Franciscan Sisters of Christian Charity’s sponsored college returns to the name Holy Family College. We are very excited about this ‘remembering’ unveiled with Eucharistic Liturgy in the college chapel with Diocese of Green Bay Bishop David Ricken presiding followed by outside ceremonies September 19, 2019. Sister Jane Kinate, a member of the Congregation’s General Administration and a member of the board of directors, shares her congratulations on this new chapter of our institution’s proud and ever resilient 80 year history.
Rev. Thomas E. Shields, PhD. of the Catholic University of America was the single most influential figure in professionalization of Catholic education during the first two decades of the twentieth century. In the summers of 1898 and 1899 he conducted institutes in elementary education at Holy Family Convent. His desire to educate Catholic teachers and specifically Women Religious led to the foundation of the Sisters College in 1911 which was affiliated with CUA as the degree granting institution.
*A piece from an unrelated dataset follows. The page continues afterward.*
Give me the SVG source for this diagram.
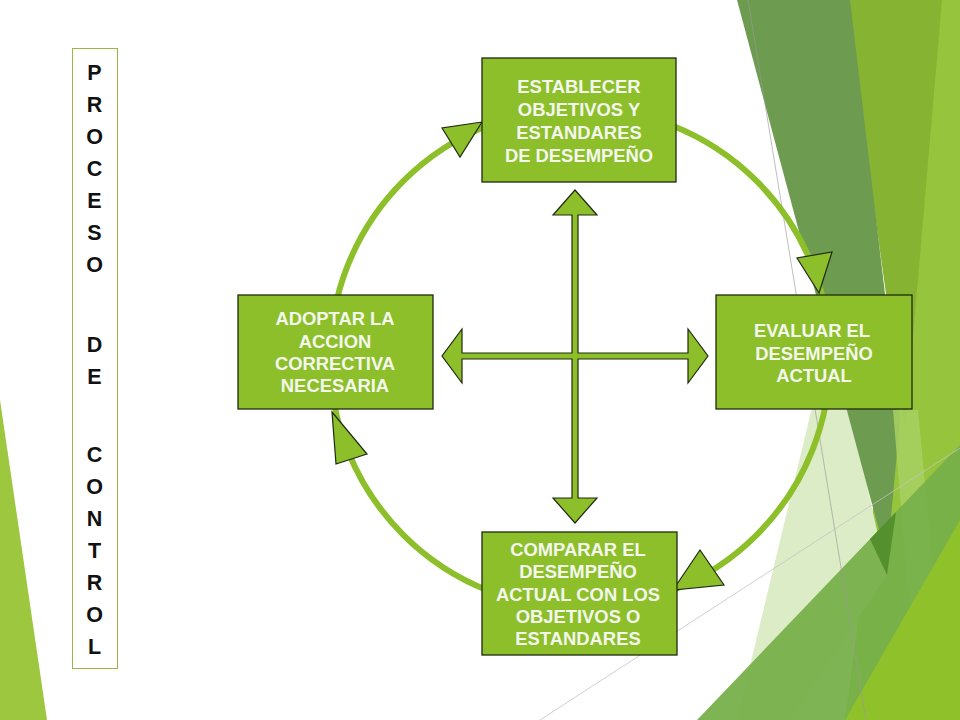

Many Franciscan Sisters of Christian Charity earned degrees including Sister Generose Cahill who was one of the first in the Community to earn a Masters’ Degree.
The demand for teachers in Catholic Parish Schools challenged and stressed Religious Orders. How do you adequately train a woman to be a religious and a teacher in just a couple of years? Summer institutes and normal school training were no longer sufficient. Communities trained the religious and relied on a master-teacher – beginner model to prepare many young teachers. A method that worked but fell far short of competency.
Mother Generose was Community Director from 1919-1927 and again from 1933-1939. She knew this pressure.
Her solution – (during the depression) trust in God and build a college! A four story building that contained classrooms, three well-designed laboratories, a gym and sleeping quarters for teachers and students!
Where? – attach it to the east end of Holy Family Convent!
Name? – Holy Family College!
The Mission then (1935) was as it is today – empowering students in a liberal arts education integrated with professional preparation in a Franciscan tradition!